Found new dashboard test flakes for:

#!watchflakes
post <- builder ~ `android` && `systemstack called from unexpected goroutine`
2022-08-22 14:48 android-arm64-corellium go@6bdca820 runtime (log) fatal: systemstack called from unexpected goroutine
2022-08-25 19:17 android-arm64-corellium go@f64f12f0 runtime (log) fatal: systemstack called from unexpected goroutine
2022-09-27 18:26 android-arm64-corellium go@17078f58 runtime (log) fatal: systemstack called from unexpected goroutine

— watchflakes

gopherbot commented 2 years ago

Found new dashboard test flakes for:

#!watchflakes
post <- builder ~ `android` && `systemstack called from unexpected goroutine`
2022-10-06 02:38 android-arm64-corellium go@2e054128 runtime (log) fatal: systemstack called from unexpected goroutine

— watchflakes

cherrymui commented 1 year ago

Seems no new failure for some time.

bcmills commented 1 year ago

Note that the rate of testing is much lower now because of the freeze. (6 months is a good window size for checking failure rates.)

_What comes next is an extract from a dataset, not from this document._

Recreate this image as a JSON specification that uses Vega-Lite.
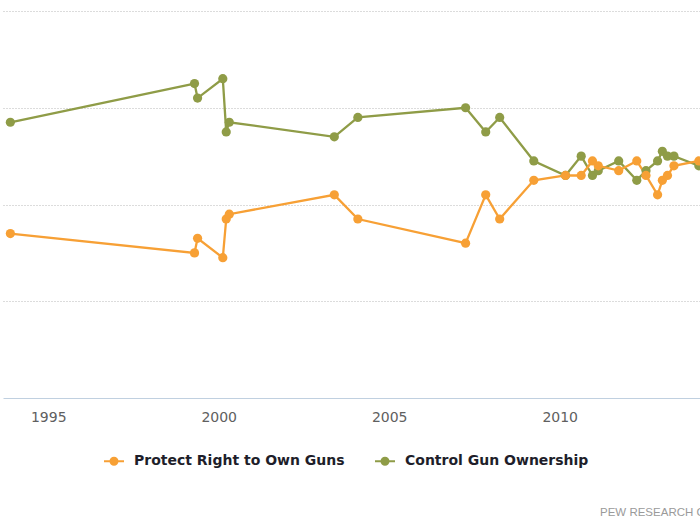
{
  "$schema": "https://vega.github.io/schema/vega-lite/v6.json",
  "width": 697,
  "height": 387,
  "autosize": {"type": "none"},
  "padding": {"left": 3, "top": 11, "right": 0, "bottom": 127},
  "background": "white",
  "config": {"view": {"stroke": null}, "font": "DejaVu Sans"},
  "title": {
    "text": "PEW RESEARCH CENTER",
    "orient": "bottom",
    "anchor": "start",
    "frame": "group",
    "dx": 597,
    "offset": 38,
    "font": "Liberation Sans",
    "fontSize": 11.5,
    "fontWeight": "normal",
    "color": "#9a9a9a"
  },
  "data": {
    "values": [
      {"t": 1993.89, "series": "Control Gun Ownership", "v": 57},
      {"t": 1999.29, "series": "Control Gun Ownership", "v": 65},
      {"t": 1999.38, "series": "Control Gun Ownership", "v": 62},
      {"t": 2000.12, "series": "Control Gun Ownership", "v": 66},
      {"t": 2000.22, "series": "Control Gun Ownership", "v": 55},
      {"t": 2000.31, "series": "Control Gun Ownership", "v": 57},
      {"t": 2003.39, "series": "Control Gun Ownership", "v": 54},
      {"t": 2004.08, "series": "Control Gun Ownership", "v": 58},
      {"t": 2007.24, "series": "Control Gun Ownership", "v": 60},
      {"t": 2007.83, "series": "Control Gun Ownership", "v": 55},
      {"t": 2008.24, "series": "Control Gun Ownership", "v": 58},
      {"t": 2009.24, "series": "Control Gun Ownership", "v": 49},
      {"t": 2010.17, "series": "Control Gun Ownership", "v": 46},
      {"t": 2010.63, "series": "Control Gun Ownership", "v": 50},
      {"t": 2010.96, "series": "Control Gun Ownership", "v": 46},
      {"t": 2011.13, "series": "Control Gun Ownership", "v": 47},
      {"t": 2011.73, "series": "Control Gun Ownership", "v": 49},
      {"t": 2012.26, "series": "Control Gun Ownership", "v": 45},
      {"t": 2012.53, "series": "Control Gun Ownership", "v": 47},
      {"t": 2012.87, "series": "Control Gun Ownership", "v": 49},
      {"t": 2013.01, "series": "Control Gun Ownership", "v": 51},
      {"t": 2013.16, "series": "Control Gun Ownership", "v": 50},
      {"t": 2013.35, "series": "Control Gun Ownership", "v": 50},
      {"t": 2014.08, "series": "Control Gun Ownership", "v": 48},
      {"t": 1993.89, "series": "Protect Right to Own Guns", "v": 34},
      {"t": 1999.29, "series": "Protect Right to Own Guns", "v": 30},
      {"t": 1999.38, "series": "Protect Right to Own Guns", "v": 33},
      {"t": 2000.12, "series": "Protect Right to Own Guns", "v": 29},
      {"t": 2000.22, "series": "Protect Right to Own Guns", "v": 37},
      {"t": 2000.31, "series": "Protect Right to Own Guns", "v": 38},
      {"t": 2003.39, "series": "Protect Right to Own Guns", "v": 42},
      {"t": 2004.08, "series": "Protect Right to Own Guns", "v": 37},
      {"t": 2007.24, "series": "Protect Right to Own Guns", "v": 32},
      {"t": 2007.83, "series": "Protect Right to Own Guns", "v": 42},
      {"t": 2008.24, "series": "Protect Right to Own Guns", "v": 37},
      {"t": 2009.24, "series": "Protect Right to Own Guns", "v": 45},
      {"t": 2010.17, "series": "Protect Right to Own Guns", "v": 46},
      {"t": 2010.63, "series": "Protect Right to Own Guns", "v": 46},
      {"t": 2010.96, "series": "Protect Right to Own Guns", "v": 49},
      {"t": 2011.13, "series": "Protect Right to Own Guns", "v": 48},
      {"t": 2011.73, "series": "Protect Right to Own Guns", "v": 47},
      {"t": 2012.26, "series": "Protect Right to Own Guns", "v": 49},
      {"t": 2012.53, "series": "Protect Right to Own Guns", "v": 46},
      {"t": 2012.87, "series": "Protect Right to Own Guns", "v": 42},
      {"t": 2013.01, "series": "Protect Right to Own Guns", "v": 45},
      {"t": 2013.16, "series": "Protect Right to Own Guns", "v": 46},
      {"t": 2013.35, "series": "Protect Right to Own Guns", "v": 48},
      {"t": 2014.08, "series": "Protect Right to Own Guns", "v": 49}
    ]
  },
  "encoding": {
    "x": {
      "field": "t",
      "type": "quantitative",
      "scale": {"domain": [1993.674, 2014.114], "nice": false, "zero": false},
      "axis": {
        "values": [1995, 2000, 2005, 2010],
        "format": "d",
        "title": null,
        "grid": false,
        "ticks": false,
        "domainColor": "#C0D0E0",
        "domainWidth": 1,
        "labelColor": "#606060",
        "labelFont": "DejaVu Sans",
        "labelFontSize": 14,
        "labelPadding": 12
      }
    },
    "y": {
      "field": "v",
      "type": "quantitative",
      "scale": {"domain": [0, 80], "nice": false},
      "axis": {
        "values": [20, 40, 60, 80],
        "grid": true,
        "gridColor": "#B8B8B8",
        "gridDash": [1, 2],
        "gridWidth": 1,
        "labels": false,
        "ticks": false,
        "domain": false,
        "title": null
      }
    },
    "color": {
      "field": "series",
      "type": "nominal",
      "scale": {
        "domain": ["Protect Right to Own Guns", "Control Gun Ownership"],
        "range": ["#F7A035", "#8F9C47"]
      },
      "legend": {
        "orient": "none",
        "legendX": 100,
        "legendY": 439,
        "direction": "horizontal",
        "title": null,
        "symbolType": "M-1,0H1M-0.35,0A0.35,0.35 0 1,0 0.35,0A0.35,0.35 0 1,0 -0.35,0",
        "symbolSize": 400,
        "symbolStrokeWidth": 2,
        "symbolOpacity": 1,
        "labelFont": "DejaVu Sans",
        "labelFontWeight": "bold",
        "labelFontSize": 14,
        "labelColor": "#1e1e2a",
        "labelLimit": 400,
        "labelOffset": 9,
        "columnPadding": 26,
        "encode": {
          "symbols": {
            "update": {
              "fill": {"scale": "color", "field": "value"},
              "stroke": {"scale": "color", "field": "value"}
            }
          }
        }
      }
    }
  },
  "layer": [
    {"mark": {"type": "line", "strokeWidth": 2.3}},
    {"mark": {"type": "point", "filled": true, "size": 85, "opacity": 1}}
  ]
}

bcmills commented 1 year ago

Still none after the tree reopened. Maybe fixed?

gopherbot commented 1 year ago

Change https://go.dev/cl/465156 mentions this issue: dashboard: unmark known-issues with low failure rates

gopherbot commented 1 year ago

Timed out in state WaitingForInfo. Closing.

(I am just a bot, though. Please speak up if this is a mistake or you have the requested information.)